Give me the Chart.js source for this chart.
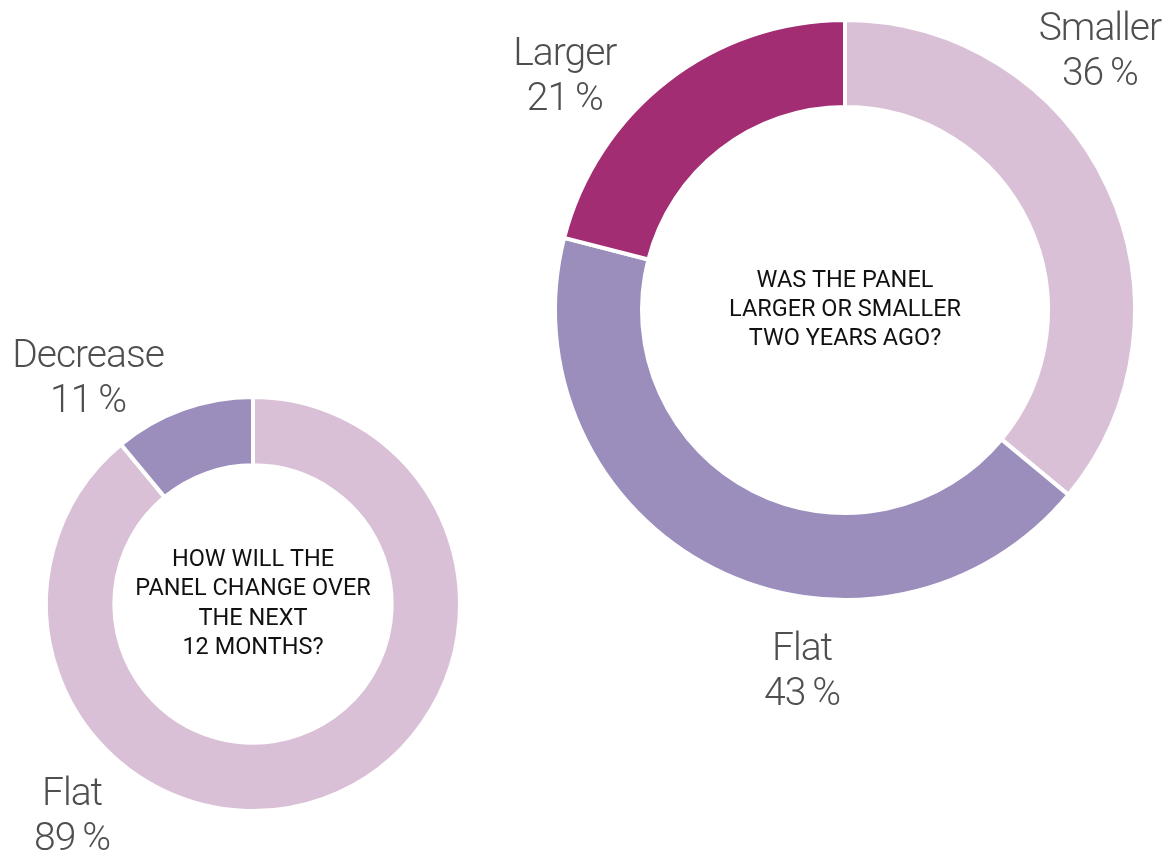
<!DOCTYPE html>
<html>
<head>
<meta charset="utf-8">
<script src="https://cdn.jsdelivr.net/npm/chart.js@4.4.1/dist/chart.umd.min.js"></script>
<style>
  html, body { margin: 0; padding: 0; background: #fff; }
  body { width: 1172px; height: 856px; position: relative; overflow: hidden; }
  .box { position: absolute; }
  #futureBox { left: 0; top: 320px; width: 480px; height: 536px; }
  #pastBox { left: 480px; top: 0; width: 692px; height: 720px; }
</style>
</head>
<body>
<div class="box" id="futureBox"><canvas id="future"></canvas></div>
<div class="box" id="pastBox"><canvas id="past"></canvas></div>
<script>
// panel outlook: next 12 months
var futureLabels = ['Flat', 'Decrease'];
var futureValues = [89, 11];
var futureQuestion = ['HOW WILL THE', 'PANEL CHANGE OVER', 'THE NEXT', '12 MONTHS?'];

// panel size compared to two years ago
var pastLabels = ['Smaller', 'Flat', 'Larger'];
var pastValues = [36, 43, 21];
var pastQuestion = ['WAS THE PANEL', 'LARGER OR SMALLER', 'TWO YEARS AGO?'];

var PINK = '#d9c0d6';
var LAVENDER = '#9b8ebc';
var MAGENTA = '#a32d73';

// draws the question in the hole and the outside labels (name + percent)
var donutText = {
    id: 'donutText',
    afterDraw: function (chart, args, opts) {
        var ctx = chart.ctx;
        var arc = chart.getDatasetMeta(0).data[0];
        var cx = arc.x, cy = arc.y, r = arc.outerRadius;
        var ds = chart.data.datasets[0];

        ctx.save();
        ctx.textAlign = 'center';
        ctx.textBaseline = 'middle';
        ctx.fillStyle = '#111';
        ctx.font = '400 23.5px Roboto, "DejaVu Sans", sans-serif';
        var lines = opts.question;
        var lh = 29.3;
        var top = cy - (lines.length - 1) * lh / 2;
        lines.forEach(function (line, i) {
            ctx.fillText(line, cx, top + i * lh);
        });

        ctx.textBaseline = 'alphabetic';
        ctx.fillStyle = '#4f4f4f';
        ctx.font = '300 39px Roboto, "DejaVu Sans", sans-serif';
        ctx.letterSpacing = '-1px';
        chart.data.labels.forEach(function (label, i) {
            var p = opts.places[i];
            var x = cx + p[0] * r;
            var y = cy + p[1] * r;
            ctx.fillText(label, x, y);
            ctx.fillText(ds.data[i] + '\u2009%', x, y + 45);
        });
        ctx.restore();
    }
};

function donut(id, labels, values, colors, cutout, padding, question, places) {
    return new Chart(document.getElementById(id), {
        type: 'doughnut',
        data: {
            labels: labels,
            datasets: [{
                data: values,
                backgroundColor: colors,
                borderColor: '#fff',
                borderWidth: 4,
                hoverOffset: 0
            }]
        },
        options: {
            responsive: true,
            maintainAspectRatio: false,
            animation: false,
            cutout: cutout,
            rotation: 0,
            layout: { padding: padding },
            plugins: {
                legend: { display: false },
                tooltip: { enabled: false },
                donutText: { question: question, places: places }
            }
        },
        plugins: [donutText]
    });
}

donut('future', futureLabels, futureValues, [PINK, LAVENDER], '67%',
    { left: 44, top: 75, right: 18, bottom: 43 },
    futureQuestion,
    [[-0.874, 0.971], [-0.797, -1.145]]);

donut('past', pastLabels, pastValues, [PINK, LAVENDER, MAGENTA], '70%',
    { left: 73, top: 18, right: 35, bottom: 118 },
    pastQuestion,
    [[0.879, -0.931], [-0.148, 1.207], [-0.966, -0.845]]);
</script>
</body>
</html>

------------------------------------

- WHAT THIS TASK INVOLVES
Return exactly what appears from the opening line of the material through the line with "var ds = chart.data.datasets[0];", apart from the pictures.

- ANSWER TO THE PROBLEM
Give me the Chart.js source for this chart.
<!DOCTYPE html>
<html>
<head>
<meta charset="utf-8">
<script src="https://cdn.jsdelivr.net/npm/chart.js@4.4.1/dist/chart.umd.min.js"></script>
<style>
  html, body { margin: 0; padding: 0; background: #fff; }
  body { width: 1172px; height: 856px; position: relative; overflow: hidden; }
  .box { position: absolute; }
  #futureBox { left: 0; top: 320px; width: 480px; height: 536px; }
  #pastBox { left: 480px; top: 0; width: 692px; height: 720px; }
</style>
</head>
<body>
<div class="box" id="futureBox"><canvas id="future"></canvas></div>
<div class="box" id="pastBox"><canvas id="past"></canvas></div>
<script>
// panel outlook: next 12 months
var futureLabels = ['Flat', 'Decrease'];
var futureValues = [89, 11];
var futureQuestion = ['HOW WILL THE', 'PANEL CHANGE OVER', 'THE NEXT', '12 MONTHS?'];

// panel size compared to two years ago
var pastLabels = ['Smaller', 'Flat', 'Larger'];
var pastValues = [36, 43, 21];
var pastQuestion = ['WAS THE PANEL', 'LARGER OR SMALLER', 'TWO YEARS AGO?'];

var PINK = '#d9c0d6';
var LAVENDER = '#9b8ebc';
var MAGENTA = '#a32d73';

// draws the question in the hole and the outside labels (name + percent)
var donutText = {
    id: 'donutText',
    afterDraw: function (chart, args, opts) {
        var ctx = chart.ctx;
        var arc = chart.getDatasetMeta(0).data[0];
        var cx = arc.x, cy = arc.y, r = arc.outerRadius;
        var ds = chart.data.datasets[0];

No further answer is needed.